Зачем идти метать бисер перед свиньями, зачем подвергать сомнению «уверенность в своем величии и неповторимости», когда Митя знает, что обаятелен именно в контексте митьков?
— Я не гордый, — задумчиво говорит он. — Передембель и не может быть гордым. Меня и так все знают.
— А если кто не знает?
— Я с такими не разгоэариваю. («Митьки: часть тринадцатая»)
Это тревожная ситуация. Центр тяжести должен быть внутри человека, нельзя рассчитывать, что тебя будет что-то подпирать, что-то, к чему ты сможешь безбоязненно, навсегда прислониться: к жене, работе, богатству, положению. Уберут подпорку, и грохнешься.
Митя оперся на книгу «Митьки» всей тяжестью. И живопись-то стала «агитационная». Можно было бы догадаться, что он не успокоится, пока митьки не перейдут в его единоличное распоряжение, инстинкт самосохранения у Мити развит хорошо.
Вот эта ситуация и подвигла Флоренского обратиться ко мне с заявлением: если все так и пойдет, то «Митькам» конец. Подвигла, скажем так, на попытку предупредить меня о бесславном конце «Митьков», когда Митя завладеет ими и искромсает на свой вкус.
А дело уже реально к тому шло, Митя смелее заговорил о своем взгляде на природу митьков.
39. Эволюция представлений Дмитрия Шагина о происхождении и природе митьков
Вот два практически одинаковых суждения Дмитрия Шагина о происхождении митьков: «По версии самого Д. Шагина, его друзья распространили на себя нежное прозвище „митек", коим отец именовал Митю» (1988). «Дима, кто придумал это слово — „митек" ? <...> — Мой отец, художник Владимир Шагин» (2006).

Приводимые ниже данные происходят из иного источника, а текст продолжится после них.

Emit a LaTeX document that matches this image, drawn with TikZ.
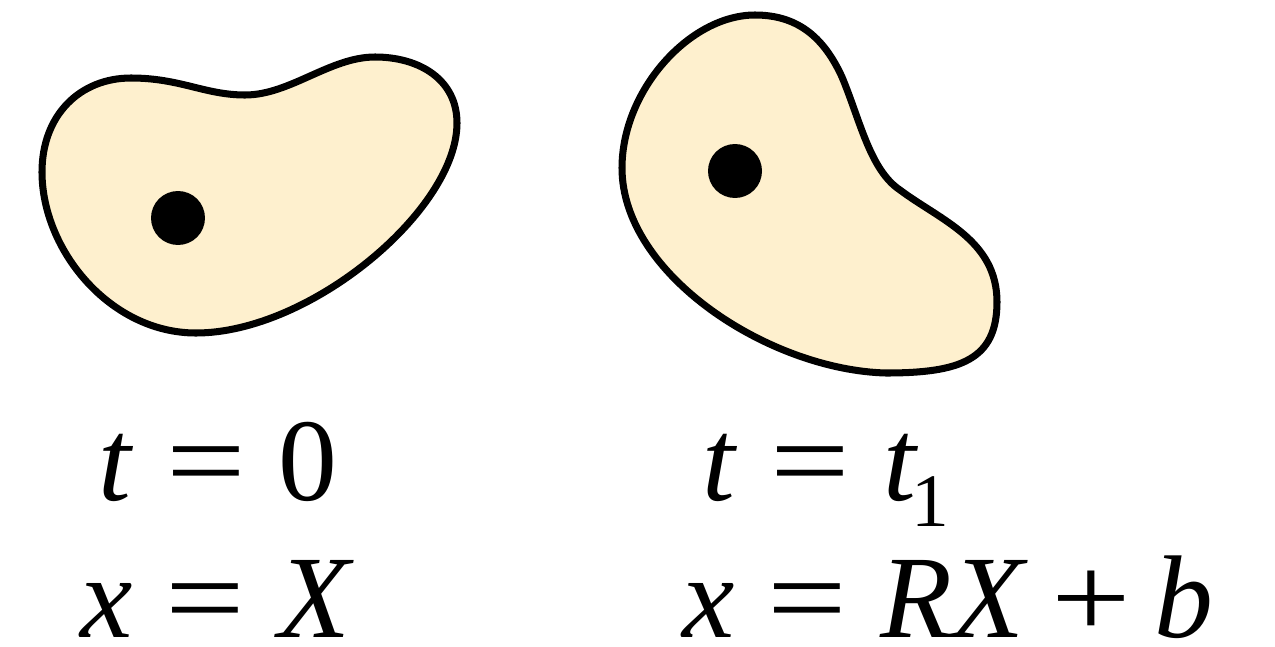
\documentclass[tikz,border=0pt]{standalone}
\usepackage{fontspec}
\usepackage{graphicx}
\setmainfont{Liberation Serif}
\usetikzlibrary{positioning}
\definecolor{blobfill}{RGB}{254,240,206}
\newcommand{\rel}{\hspace{0.28em}}
\newcommand{\bin}{\hspace{0.2em}}
\newcommand{\eqs}{\scalebox{1.2}[1]{=}}
\newcommand{\pls}{\scalebox{1.2}[1]{+}}

\begin{document}
\begin{tikzpicture}[x=0.02cm, y=-0.02cm,
  blob/.style={draw=black, line width=4pt, fill=blobfill, line join=round},
  dot/.style={circle, fill=black, inner sep=0pt, minimum size=1.08cm},
  eqn/.style={anchor=base west, inner sep=0pt, text depth=0pt, font=\fontsize{67}{72}\selectfont}]
\useasboundingbox (0,0) rectangle (1275,646);
% body at t = 0
\draw[blob] (42,172) .. controls (42,115) and (80,78) .. (131,78)
  .. controls (180,78) and (205,95) .. (245,95)
  .. controls (290,95) and (330,57) .. (375,57)
  .. controls (420,57) and (457,80) .. (457,123)
  .. controls (457,210) and (310,333) .. (196,333)
  .. controls (110,333) and (42,250) .. cycle;
\node[dot] (p0) at (178,218) {};
% body at t = t1
\draw[blob] (755,15) .. controls (800,15) and (825,40) .. (842,77)
  .. controls (860,120) and (870,170) .. (900,190)
  .. controls (940,220) and (997,240) .. (997,302)
  .. controls (997,360) and (960,373) .. (886,373)
  .. controls (770,370) and (622,275) .. (622,168)
  .. controls (622,90) and (690,15) .. cycle;
\node[dot] (p1) at (735,171) {};
% labels
\node[eqn] (t0) at (98,500) {\textit{t}\rel\eqs\rel0};
\node[eqn] (x0) at (80,637) {\textit{x}\rel\eqs\rel\textit{X}};
\node[eqn] (t1) at (702,500) {\textit{t}\rel\eqs\rel\textit{t}\kern-0.06em\raisebox{-15pt}{\fontsize{43}{43}\selectfont 1}};
\node[eqn] (x1) at (682,637) {\textit{x}\rel\eqs\rel\textit{RX}\bin\pls\bin\textit{b}};
\end{tikzpicture}
\end{document}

Как видим, представление Дмитрия Шагина о происхождении митьков не претерпело изменений за 20 лет, но странно: и до этих высказываний, и после, и в промежутке Митя говорил совсем другое.
1990 год, интервью с Петром Вайлем:
ШАГИН: В 84-м году Шинкарев написал такую книжицу «Митьки», там он фактически и предложил создать движение, как были, например, хиппи на Западе, и назвать в честь меня, Дмитрия Шагина. <...>
ВАЙЛЬ: Почему Шинкарев предложил назвать движение именно в честь Дмитрия Шагина?
ШАГИН: Это у него надо спросить. Видимо, он счел, что я такой наиболее, что ли, представительный, самый выраженный митек. («Рапогата», №504, 1990.)